We moved into an indoor courtyard that had a transparent ceiling and trees in the center. The girl's photographs hung suspended as you can see above. The university provided us with juice and cookies, a big plus for the 25+ kids in attendance. We took group photos, and I opened my gift from the university, a book on art and politics. My girls proudly talked about their work to the other volunteers and guests, and we all enjoyed ourselves. Their photos will stay on display in the university until the end of the week (UARCIS, 53 Libertad). In addition, I will be placing them all online soon so those outside of Santiago can see what they have accomplished. Thank you to everyone who helped with OJOS nuevos, and I can't wait to start planning the next class.

Sunday, December 10, 2006

Pinochet dies, Santiago erupts

I had been in my room folding laundry when Lena, my roommate, called me to my computer to tell me General Pinochet had just died. He had been in the Hospital Militar for the past week after suffering a heart attack. I'm hesitant to ask people about their opinions of him as many have serious personal reasons for loving him or hating him, and those who can't decide how they feel about him seem to be few. Listening to Chileans talk about him though is quite different than reading about him in a book or learning about his policies in a distant classroom. When I left my house this evening for a walk, I just happened to bring my camera. I stopped in a nearby minimarket for some yogurt, and a small group of people stood huddled near the tv. The news camera panned huge crowds holding signs, waving flags, singing songs. I decided to head for Plaza Italia. Luckily the street parties there were under control and celebratory. Water came pouring down on the crowds from apartment windows above, bands had formed playing everyone's favorite singalongs, chants broke out and the street bounced in unison with the pumping of fists. Although there were beer bottles lying among the piles of confetti, the crowd included a lot of families and people of all ages. It wasn't until I was riding the metro home that I smelled the tear gas drifting in the doors from the streets above. More violent demonstrations have erupted in front of Palacio de La Moneda, which is about half way between my hogar and Plaza Italia, and I'm guessing they'll continue all night. When I had left Plaza Italia, it seemed the party was still only just beginning. I'll be staying in tonight, but at least I was able to partake in some of the festivities--- and finally buy my Chilean flag.

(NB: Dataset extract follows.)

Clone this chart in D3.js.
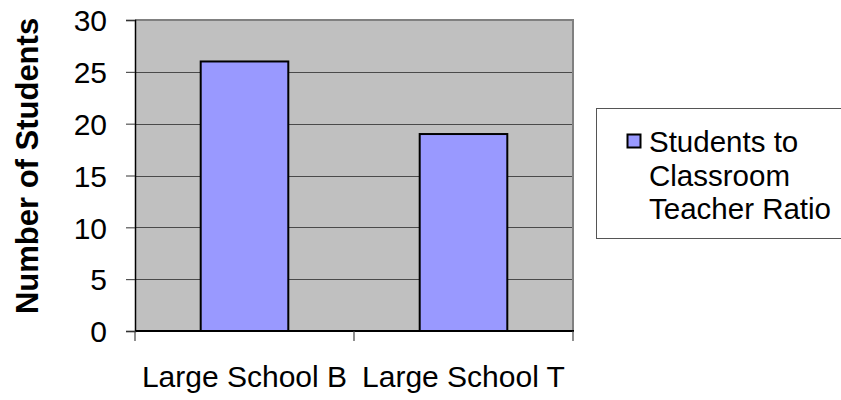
<!DOCTYPE html>
<html>
<head>
<meta charset="utf-8">
<script src="https://cdn.jsdelivr.net/npm/d3@7"></script>
<style>
  html, body { margin: 0; padding: 0; background: #fff; overflow: hidden; }
  svg { display: block; font-family: "Liberation Sans", Arial, sans-serif; }
</style>
</head>
<body>
<svg id="chart" width="841" height="400"></svg>
<script>
// Chart data
const categories = ["Large School B", "Large School T"];
const ratioValues = [26, 19];
const seriesName = ["Students to", "Classroom", "Teacher Ratio"];
const yTicks = [0, 5, 10, 15, 20, 25, 30];
const yTitle = "Number of Students";

const svg = d3.select("#chart");
const plot = { left: 135, right: 573, top: 20, bottom: 331 };

const x = d3.scaleBand()
  .domain(categories)
  .range([plot.left, plot.right])
  .paddingInner(0.6)
  .paddingOuter(0.3);

const xTickScale = d3.scaleLinear()
  .domain([0, categories.length])
  .range([plot.left, plot.right]);

const y = d3.scaleLinear()
  .domain([0, 30])
  .range([plot.bottom, plot.top]);

// Plot background
svg.append("rect")
  .attr("x", plot.left).attr("y", plot.top)
  .attr("width", plot.right - plot.left)
  .attr("height", plot.bottom - plot.top)
  .attr("fill", "#c0c0c0");

// Horizontal gridlines
svg.append("g")
  .selectAll("line")
  .data(yTicks.filter(d => d > 0 && d < 30))
  .join("line")
  .attr("x1", plot.left).attr("x2", plot.right)
  .attr("y1", d => Math.round(y(d)) + 0.5)
  .attr("y2", d => Math.round(y(d)) + 0.5)
  .attr("stroke", "#4a4a4a")
  .attr("stroke-width", 1);

// Top and right frame
svg.append("path")
  .attr("d", `M${plot.left},${plot.top} H${plot.right} V${plot.bottom}`)
  .attr("fill", "none")
  .attr("stroke", "#808080")
  .attr("stroke-width", 2);

// Bars
svg.append("g")
  .selectAll("rect")
  .data(categories.map((c, i) => ({ c, v: ratioValues[i] })))
  .join("rect")
  .attr("x", d => x(d.c))
  .attr("y", d => y(d.v))
  .attr("width", x.bandwidth())
  .attr("height", d => y(0) - y(d.v))
  .attr("fill", "#9999ff")
  .attr("stroke", "#000")
  .attr("stroke-width", 2);

// Y axis
const yAxis = d3.axisLeft(y)
  .tickValues(yTicks)
  .tickSize(9)
  .tickPadding(19)
  .tickFormat(d3.format("d"));

const yg = svg.append("g")
  .attr("transform", `translate(${plot.left},0)`)
  .call(yAxis);
yg.select(".domain").attr("stroke", "#000").attr("stroke-width", 1.5);
yg.selectAll(".tick line").attr("stroke", "#333");
yg.selectAll(".tick text")
  .attr("font-family", "Liberation Sans, Arial, sans-serif")
  .attr("font-size", 30)
  .attr("fill", "#000")
  .attr("dy", "0.36em");

// X axis line and category ticks
svg.append("line")
  .attr("x1", plot.left).attr("x2", plot.right + 1)
  .attr("y1", plot.bottom).attr("y2", plot.bottom)
  .attr("stroke", "#000").attr("stroke-width", 2);

svg.append("g")
  .selectAll("line")
  .data(d3.range(categories.length + 1))
  .join("line")
  .attr("x1", d => xTickScale(d)).attr("x2", d => xTickScale(d))
  .attr("y1", plot.bottom).attr("y2", plot.bottom + 10)
  .attr("stroke", "#444").attr("stroke-width", 1.2);

svg.append("g")
  .selectAll("text")
  .data(categories)
  .join("text")
  .attr("x", d => x(d) + x.bandwidth() / 2)
  .attr("y", 387)
  .attr("text-anchor", "middle")
  .attr("font-size", 30)
  .attr("fill", "#000")
  .text(d => d);

// Y axis title
svg.append("text")
  .attr("transform", "translate(38,166) rotate(-90)")
  .attr("text-anchor", "middle")
  .attr("font-size", 31)
  .attr("font-weight", "bold")
  .attr("fill", "#000")
  .text(yTitle);

// Legend
const legend = svg.append("g");
legend.append("rect")
  .attr("x", 596.5).attr("y", 108.5)
  .attr("width", 260).attr("height", 130)
  .attr("fill", "#fff")
  .attr("stroke", "#555").attr("stroke-width", 1);
legend.append("rect")
  .attr("x", 627.5).attr("y", 134.5)
  .attr("width", 13).attr("height", 13)
  .attr("fill", "#9999ff")
  .attr("stroke", "#000").attr("stroke-width", 2);
legend.append("text")
  .attr("font-size", 29.5)
  .attr("fill", "#000")
  .selectAll("tspan")
  .data(seriesName)
  .join("tspan")
  .attr("x", 649)
  .attr("y", (d, i) => 152 + i * 33.5)
  .text(d => d);
</script>
</body>
</html>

Visit here to read more about General Augusto Pinochet.
Visit my flickr account for more photos from today's celebrations.

Thursday, December 07, 2006

OJOS nuevos: clase número ocho

Class number eight of OJOS nuevos actually became class number eight, nine, and ten, as we met to prepare for our exposition. Working around the hogar's schedule and my VE schedule (simultaneously preparing for our VEChile event-- another entry) meant that sometimes it was better to meet with my girls one on one to help them with their responsiblities: learning the basics of poster design on the computer, how to write a persuasive invitation, etc. As always, I wish I could have had even more time with my girls as one hour does not seem sufficient; but one hour is much better than nothing, and I'm still pleased that I could at least introduce them to the topics. This invitation, designed by one of my students, is the first time that she has been able to use a more complicated computer program than Microsoft Word. It took us a long time to do it, but we had a lot of fun. Unfortunately we had to use my personal laptop to design it, and Photoshop is in English. Although she likes to dismiss compliments, I could see that she was proud of her work and asked me many times to whom I was going to send it. I wish we could get a computer that could handle Photoshop-- in spanish-- for them to use all the time. I don't like having them rely on me and my computer to have more exposure to more reliable- and exciting- technology.

Here is the poster that the Universidad ARCIS designed for the upcoming show using some of the photographs that will be in the exposition. The show will begin with a small presentation followed by juice and cookies in the gallery space. We have chosen 8 photographs from each of the 6 girls as well as a portrait of each student.